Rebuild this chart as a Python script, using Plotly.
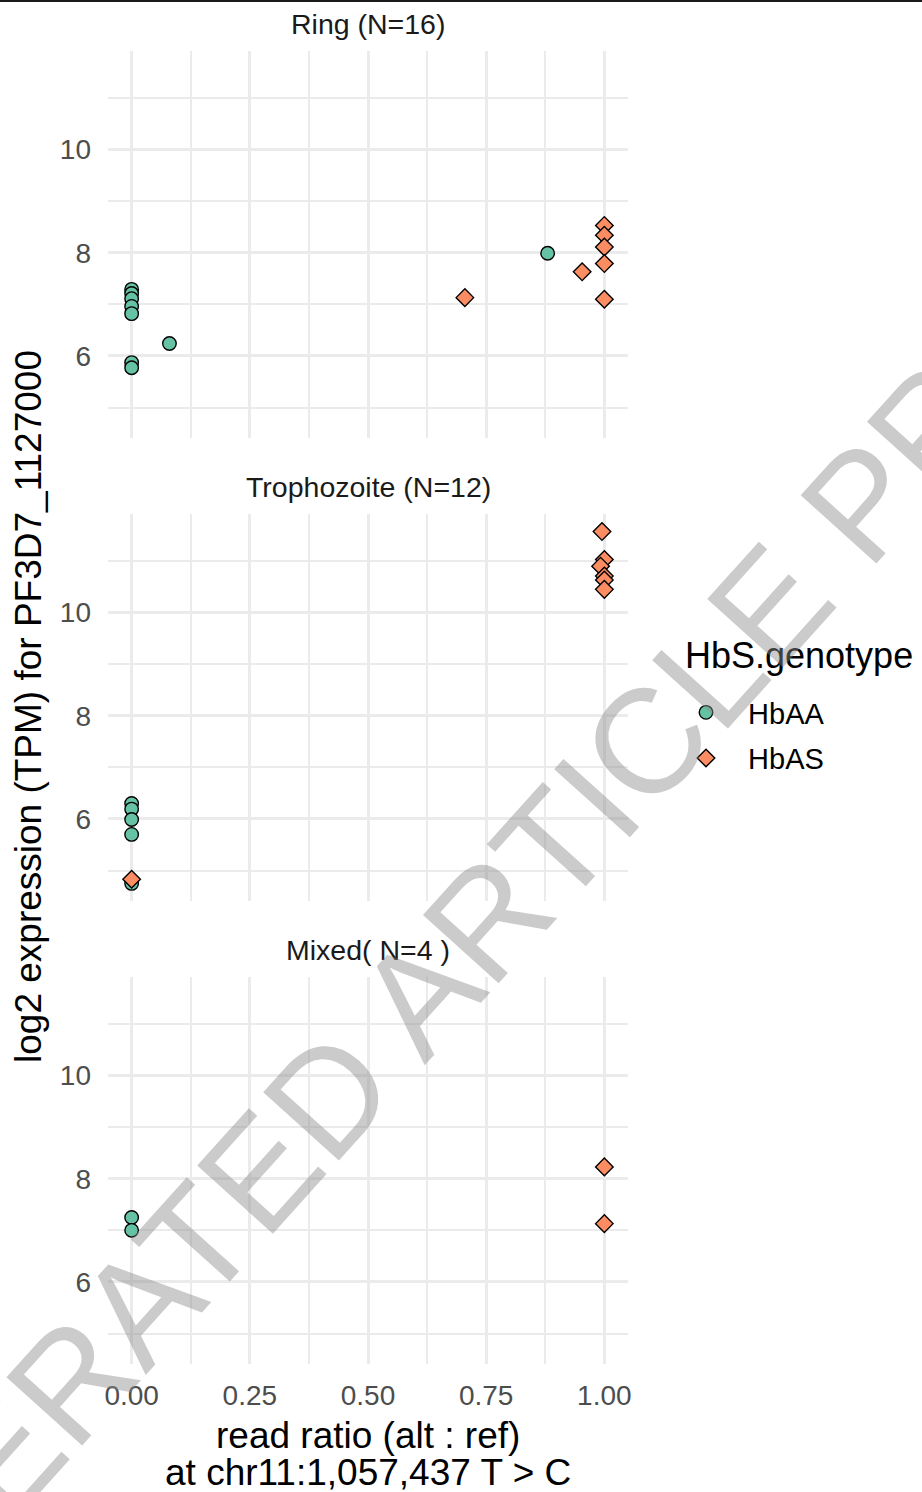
import plotly.graph_objects as go

# ---- data -------------------------------------------------------------
stages = ["Ring (N=16)", "Trophozoite (N=12)", "Mixed( N=4 )"]
genotypes = ["HbAA", "HbAS"]

# read ratio (alt : ref) at chr11:1,057,437 and log2 TPM of PF3D7_1127000
ring_hbaa_ratio = [0, 0, 0, 0, 0, 0, 0, 0.08, 0.88]
ring_hbaa_expr = [7.29, 7.21, 7.11, 6.96, 6.82, 5.87, 5.77, 6.24, 7.99]
ring_hbas_ratio = [0.705, 0.953, 1, 1, 1, 1, 1]
ring_hbas_expr = [7.13, 7.63, 8.53, 8.34, 8.11, 7.79, 7.10]

troph_hbaa_ratio = [0, 0, 0, 0, 0]
troph_hbaa_expr = [6.30, 6.19, 5.99, 5.70, 4.75]
troph_hbas_ratio = [0, 0.995, 1, 0.992, 1, 1, 1]
troph_hbas_expr = [4.83, 11.57, 11.03, 10.90, 10.71, 10.63, 10.45]

mixed_hbaa_ratio = [0, 0]
mixed_hbaa_expr = [7.25, 7.00]
mixed_hbas_ratio = [1, 1]
mixed_hbas_expr = [8.23, 7.13]

x_ticks = [0, 0.25, 0.5, 0.75, 1.0]
x_tick_labels = ["0.00", "0.25", "0.50", "0.75", "1.00"]
y_ticks = [6, 8, 10]
y_tick_labels = ["6", "8", "10"]

# ---- styling ----------------------------------------------------------
W, H = 922, 1492
FONT = "Liberation Sans, Arial, Helvetica, sans-serif"
fill = {"HbAA": "#66C2A5", "HbAS": "#FC8D62"}
symbol = {"HbAA": "circle", "HbAS": "diamond"}
GRID = "#EBEBEB"
NBSP = "\u00a0"

panel_left, panel_right = 108, 628
panel_tops = [51, 514, 977]
panel_h = 387

stage_data = {
    stages[0]: {"HbAA": (ring_hbaa_ratio, ring_hbaa_expr),
                "HbAS": (ring_hbas_ratio, ring_hbas_expr)},
    stages[1]: {"HbAA": (troph_hbaa_ratio, troph_hbaa_expr),
                "HbAS": (troph_hbas_ratio, troph_hbas_expr)},
    stages[2]: {"HbAA": (mixed_hbaa_ratio, mixed_hbaa_expr),
                "HbAS": (mixed_hbas_ratio, mixed_hbas_expr)},
}

# shared scales with a 5% expansion on each side
all_x = [v for s in stage_data.values() for g in s.values() for v in g[0]]
all_y = [v for s in stage_data.values() for g in s.values() for v in g[1]]
xs = max(all_x) - min(all_x)
ys = max(all_y) - min(all_y)
x_range = [min(all_x) - 0.05 * xs, max(all_x) + 0.05 * xs]
y_range = [min(all_y) - 0.05 * ys, max(all_y) + 0.05 * ys]

fig = go.Figure()

for i, stage in enumerate(stages):
    suffix = "" if i == 0 else str(i + 1)
    for g in genotypes:
        gx, gy = stage_data[stage][g]
        fig.add_trace(go.Scatter(
            x=gx, y=gy, mode="markers",
            xaxis="x" + suffix, yaxis="y" + suffix,
            name=NBSP * 2 + g, legendgroup=g, showlegend=(i == 0),
            marker=dict(symbol=symbol[g], size=13.5, color=fill[g],
                        line=dict(color="black", width=1.4)),
        ))

layout = dict(
    width=W, height=H, autosize=False,
    margin=dict(l=0, r=0, t=0, b=0),
    paper_bgcolor="white", plot_bgcolor="white",
    template="none",
    font=dict(family=FONT, color="black"),
    showlegend=True,
    legend=dict(
        x=680 / W, xanchor="left", y=1 - 687 / H, yanchor="top",
        font=dict(size=29, color="black"),
        itemwidth=42, tracegroupgap=5,
        bgcolor="rgba(0,0,0,0)", borderwidth=0,
    ),
)

annotations = []
for i, stage in enumerate(stages):
    suffix = "" if i == 0 else str(i + 1)
    top = panel_tops[i]
    dom_y = [1 - (top + panel_h) / H, 1 - top / H]
    layout["xaxis" + suffix] = dict(
        domain=[panel_left / W, panel_right / W], anchor="y" + suffix,
        range=x_range, tickmode="array", tickvals=x_ticks,
        ticktext=x_tick_labels, showticklabels=(i == 2),
        ticks="", ticklabelstandoff=12,
        tickfont=dict(size=28, color="#4D4D4D", family=FONT),
        showgrid=True, gridcolor=GRID, gridwidth=2.8,
        minor=dict(dtick=0.125, tick0=0, showgrid=True,
                   gridcolor=GRID, gridwidth=1.7, ticks=""),
        zeroline=False, showline=False, fixedrange=True,
    )
    layout["yaxis" + suffix] = dict(
        domain=dom_y, anchor="x" + suffix,
        range=y_range, tickmode="array", tickvals=y_ticks,
        ticktext=y_tick_labels, ticks="", ticklabelstandoff=16,
        tickfont=dict(size=28, color="#4D4D4D", family=FONT),
        showgrid=True, gridcolor=GRID, gridwidth=2.8,
        minor=dict(dtick=1, tick0=0, showgrid=True,
                   gridcolor=GRID, gridwidth=1.7, ticks=""),
        zeroline=False, showline=False, fixedrange=True,
    )
    # facet strip label
    annotations.append(dict(
        text=stage, xref="paper", yref="paper",
        x=(panel_left + panel_right) / 2 / W, y=1 - (top - 27) / H,
        xanchor="center", yanchor="middle", showarrow=False,
        font=dict(size=28.5, color="#1A1A1A", family=FONT),
    ))

# legend heading
annotations.append(dict(
    text="HbS.genotype", xref="paper", yref="paper",
    x=683 / W, y=1 - 655 / H, xanchor="left", yanchor="middle",
    showarrow=False, font=dict(size=36, color="black", family=FONT),
))

# axis titles
annotations.append(dict(
    text="log2 expression (TPM) for PF3D7_1127000",
    xref="paper", yref="paper", x=28 / W, y=1 - 707 / H,
    xanchor="center", yanchor="middle", textangle=-90, showarrow=False,
    font=dict(size=37, color="black", family=FONT),
))
annotations.append(dict(
    text="read ratio (alt : ref)", xref="paper", yref="paper",
    x=(panel_left + panel_right) / 2 / W, y=1 - 1435 / H,
    xanchor="center", yanchor="middle", showarrow=False,
    font=dict(size=37, color="black", family=FONT),
))
annotations.append(dict(
    text="at chr11:1,057,437 T > C", xref="paper", yref="paper",
    x=(panel_left + panel_right) / 2 / W, y=1 - 1472 / H,
    xanchor="center", yanchor="middle", showarrow=False,
    font=dict(size=37, color="black", family=FONT),
))

# diagonal preview watermark
annotations.append(dict(
    text="GENERATED ARTICLE PREVIEW", xref="paper", yref="paper",
    x=521 / W, y=1 - 882 / H, xanchor="center", yanchor="middle",
    textangle=-48, showarrow=False,
    font=dict(size=148, color="rgba(140,140,140,0.45)", family=FONT),
))

layout["annotations"] = annotations
layout["shapes"] = [dict(
    type="rect", xref="paper", yref="paper", x0=0, x1=1,
    y0=1 - 2 / H, y1=1, fillcolor="#1A1A1A", line=dict(width=0),
)]

fig.update_layout(**layout)
fig.write_html("out.html")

□ □ □

WORK TO COMPLETE: Transcribe the opening line of the listing above, please, and every line after it through the line with "panel_h = 387", word for word, without pictures.

ANSWER:
Rebuild this chart as a Python script, using Plotly.
import plotly.graph_objects as go

# ---- data -------------------------------------------------------------
stages = ["Ring (N=16)", "Trophozoite (N=12)", "Mixed( N=4 )"]
genotypes = ["HbAA", "HbAS"]

# read ratio (alt : ref) at chr11:1,057,437 and log2 TPM of PF3D7_1127000
ring_hbaa_ratio = [0, 0, 0, 0, 0, 0, 0, 0.08, 0.88]
ring_hbaa_expr = [7.29, 7.21, 7.11, 6.96, 6.82, 5.87, 5.77, 6.24, 7.99]
ring_hbas_ratio = [0.705, 0.953, 1, 1, 1, 1, 1]
ring_hbas_expr = [7.13, 7.63, 8.53, 8.34, 8.11, 7.79, 7.10]

troph_hbaa_ratio = [0, 0, 0, 0, 0]
troph_hbaa_expr = [6.30, 6.19, 5.99, 5.70, 4.75]
troph_hbas_ratio = [0, 0.995, 1, 0.992, 1, 1, 1]
troph_hbas_expr = [4.83, 11.57, 11.03, 10.90, 10.71, 10.63, 10.45]

mixed_hbaa_ratio = [0, 0]
mixed_hbaa_expr = [7.25, 7.00]
mixed_hbas_ratio = [1, 1]
mixed_hbas_expr = [8.23, 7.13]

x_ticks = [0, 0.25, 0.5, 0.75, 1.0]
x_tick_labels = ["0.00", "0.25", "0.50", "0.75", "1.00"]
y_ticks = [6, 8, 10]
y_tick_labels = ["6", "8", "10"]

# ---- styling ----------------------------------------------------------
W, H = 922, 1492
FONT = "Liberation Sans, Arial, Helvetica, sans-serif"
fill = {"HbAA": "#66C2A5", "HbAS": "#FC8D62"}
symbol = {"HbAA": "circle", "HbAS": "diamond"}
GRID = "#EBEBEB"
NBSP = "\u00a0"

panel_left, panel_right = 108, 628
panel_tops = [51, 514, 977]
panel_h = 387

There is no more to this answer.